UK Jobs Boom Ahead of Looming Brexit

Amidst another week of Brexit turmoil, the booming UK job market has hit a record 75.8% employment rate, the best in decades. Is there a story behind these figures, and is this a sign of a strengthening economy?

ONS employment rates graph

*Image courtesy of BBC.

Green shoots heading North?

London has long been held as the main driving force behind key national employment trends. However, new data suggests other regions may now be the main source of new job growth.

According to a new report published by the Resolution Foundation, the biggest UK jobs growth hotspots are urban areas in South Yorkshire and Merseyside. In these regions local employment rose by 6.5 % to a whopping 71.7%.

After decades of decline many Northern cities are now strengthening their employment performance, a revival which is spreading well beyond the decades’ great comeback stories of Greater Manchester and Leeds.

Urban growth offsets rural decline

The report also states that the employment rise has been driven by traditionally low employment regional urban areas performing “catching up” over the past 10 years. However, the drive to attract global manufacturers, such as McLaren Automotive or Boeing played a crucial role in the resurgence.

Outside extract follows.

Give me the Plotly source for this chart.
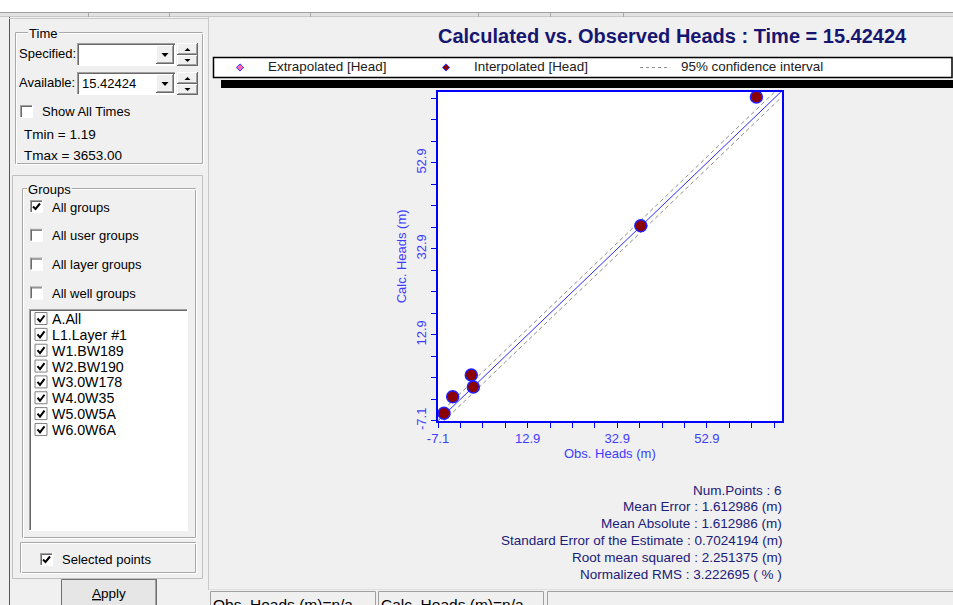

The Resolution Foundation also points out that despite growth in major cities, non-urban areas in Yorkshire and Humberside have seen a decline in employment rates of 0.6 percentage points.

A high-point after a decade of falling ‘employment inequality’

On the face of it, the recent news of strong employment data does suggest Britain’s labour market remained robust despite an economic slowdown ahead of Brexit. It has certainly been a shot in the arm for Sterling, hitting a 2-month high against the Euro.

The best news for British workers is that the biggest employment gains have taking place in the bottom half of the income distribution, particularly benefiting low-income households and disadvantaged groups.

According to the data, the jobs boom has not only been driven by low-wage jobs, as half of all jobs growth since 2008 had come in professional occupations, business services and real estate jobs, traditionally high-paid industries.

Job Security Down

Undeniably, the overall number of the ‘UK workforce’ in employment is now at 75.8%, the highest in decades, and the UK has outstripped many major European economies in creating new job positions.

However, the increase in job quantity came at the cost of job quality. Recent figures confirm that two-thirds of the employment growth since the 2008 crash has been attributed to ‘atypical roles’ such as zero hours contracts, agency work and self-employment.

And while these non-standard working arrangements provided flexibility, non-guaranteed hours have become the biggest trigger in income insecurity across the occupational scale.

Stephen Clarke, Senior Economic Analyst at the Resolution Foundation, said: “While the jobs surge has not been as dominated by London or low paid work as some claim, new challenges have developed – particularly for younger workers and with a big rise in insecure work.”

“And while more people are working, as a country we are still earning less each week for doing so than we were ten years ago,” he added.